Soon into the 90’s I found myself rarely listening to the radio anymore with the crud they were playing. Even classic rock stations became an endangered species, and good ones are even rarer these days. I would be lost now without my mp3 player with its treasure trove of mostly 80’s tunes. I don’t even turn on the radio anymore. Back in the 80’s I used to be on top of virtually everything about the modern music scene, even in genres I wasn’t a fan of, but now, I know next to nothing of what is hot, what is popular, and what is not. But I don’t care, because it is all crud to me. As far as music goes, I’m living in the past, and couldn’t be happier and couldn’t care less.
Another thing I lament is the demise of the guitar solo, kind of like the demise of the complete game shutout in baseball.

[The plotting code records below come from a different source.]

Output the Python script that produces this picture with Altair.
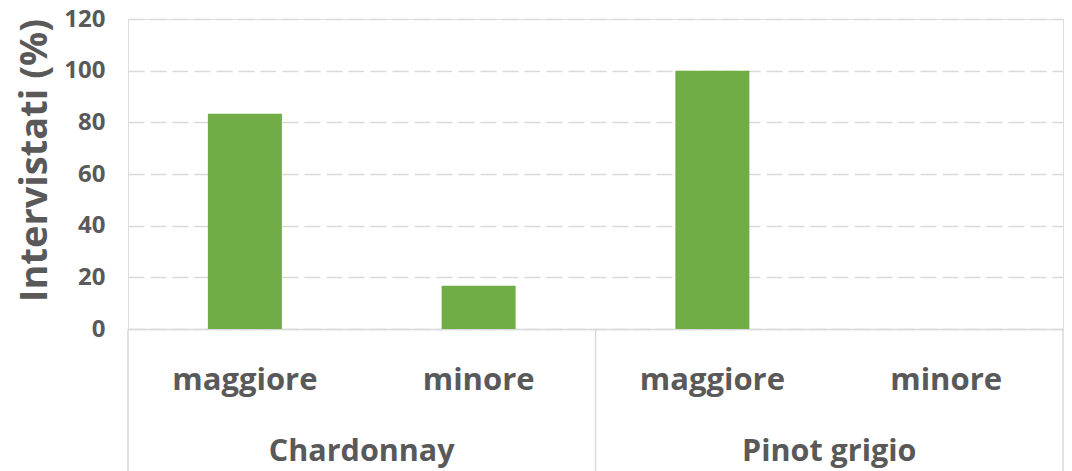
import altair as alt
import pandas as pd

varieties = ["Chardonnay", "Chardonnay", "Pinot grigio", "Pinot grigio"]
impacts = ["maggiore", "minore", "maggiore", "minore"]
values = [83.3, 16.7, 100.0, 0.0]
groups = ["Chardonnay", "Pinot grigio"]
y_ticks = [0, 20, 40, 60, 80, 100, 120]

keys = [f"{v}|{i}" for v, i in zip(varieties, impacts)]
df = pd.DataFrame({"key": keys, "variety": varieties, "impact": impacts, "value": values})

first_keys = [keys[varieties.index(g)] for g in groups]
grp_df = pd.DataFrame({"key": first_keys, "variety": groups})
last_df = pd.DataFrame({"key": [keys[-1]]})

W, H = 935, 310
TEXT = "#595959"
GRID = "#D9D9D9"
FONT = "Open Sans"

xscale = alt.Scale(domain=keys, paddingInner=0, paddingOuter=0)

bars = alt.Chart(df).mark_bar(size=74, color="#70AD47").encode(
    x=alt.X("key:N", scale=xscale, sort=keys,
            axis=alt.Axis(labels=False, ticks=False, title=None,
                          domainColor=GRID, domainWidth=1.5)),
    y=alt.Y("value:Q", scale=alt.Scale(domain=[0, 120], nice=False),
            axis=alt.Axis(values=y_ticks, title="Intervistati (%)",
                          domain=False, ticks=False,
                          labelFont=FONT, labelFontSize=24, labelFontWeight="bold",
                          labelColor=TEXT, labelPadding=23,
                          gridColor=GRID, gridDash=[16, 6], gridWidth=1.5,
                          titleFont=FONT, titleFontSize=38, titleFontWeight="bold",
                          titleColor=TEXT, titleAngle=-90, titleAlign="center",
                          titleBaseline="middle", titleX=-93, titleY=141)),
)

sub_labels = alt.Chart(df).mark_text(
    font=FONT, fontSize=31, fontWeight="bold", color=TEXT, baseline="middle"
).encode(
    x=alt.X("key:N", scale=xscale, sort=keys),
    y=alt.value(362),
    text="impact:N",
)

grp_labels = alt.Chart(grp_df).mark_text(
    font=FONT, fontSize=30.5, fontWeight="bold", color=TEXT, baseline="middle"
).encode(
    x=alt.X("key:N", scale=xscale, sort=keys, bandPosition=1),
    y=alt.value(433),
    text="variety:N",
)

sep_left = alt.Chart(grp_df).mark_rule(color=GRID, strokeWidth=1.5).encode(
    x=alt.X("key:N", scale=xscale, sort=keys, bandPosition=0),
    y=alt.value(H),
    y2=alt.value(H + 142),
)

sep_right = alt.Chart(last_df).mark_rule(color=GRID, strokeWidth=1.5).encode(
    x=alt.X("key:N", scale=xscale, sort=keys, bandPosition=1),
    y=alt.value(H),
    y2=alt.value(H + 142),
)

chart = alt.layer(bars, sep_left, sep_right, sub_labels, grp_labels).properties(
    width=W, height=H,
    autosize=alt.AutoSizeParams(type="none"),
    padding={"left": 120, "top": 11, "right": 1, "bottom": 142},
).configure_view(stroke=None).configure(background="white")

chart.save("out.html", embed_options={"renderer": "svg", "actions": False})
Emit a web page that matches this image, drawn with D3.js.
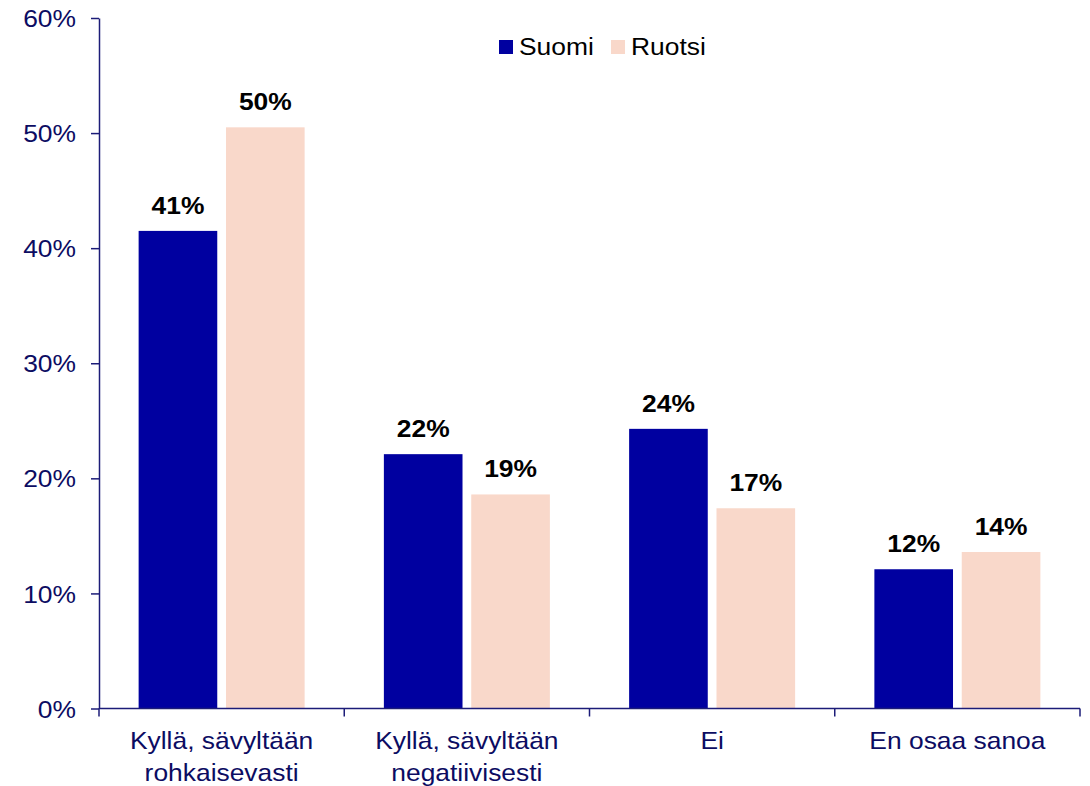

Back in my day, nearly every song went by variations of the same formula, basically two verses, then a bridge and a guitar solo, possibly followed by a third verse and oftentimes not. It was almost a requirement to have a guitar solo in a song, even in pop. Nowadays you would be hard pressed to find any guitar solos in any popular songs, not that I listen to them, but when I do I never hear a solo.
Beginning in the 70’s and continuing in the 80’s, the solo became such a staple that some guitar virtuosos, such as Joe Satriani and others, gave up the vocals and the verses, and made entire songs out of guitar solos. To me, nothing sounds better than a wailing, distorted, effected-out guitar singing and screaming in a recording and especially when it replaces the vocalist at the forefront for a solo or a break. I could go on and on and list the best and my favorite guitarists and solos, but that would go on and on for pages, so I won’t even get started.
Just suffice it to say that I am very sorry that both my kind of music and the guitar solo both seemed to die at the same time, right around 1990. To be honest, I just don’t get what the younger generation sees in the crud they call music. But then my parents and those older than me could never see what I found so great and fascinating about the arena and big-hair rock of the 80’s. So I guess the cycle goes round and round endlessly. Each generation seems to have its own music that helps to define it. And since some of the best years of my life were spent in the 80’s and that was when I learned to love music and play the guitar, it is the songs of that decade that defines not only my taste in music, but part of my life. Each time I listen to one, it takes me back to a certain time, or a certain place, or a certain person, and they are mostly good memories. No other music can do that for me.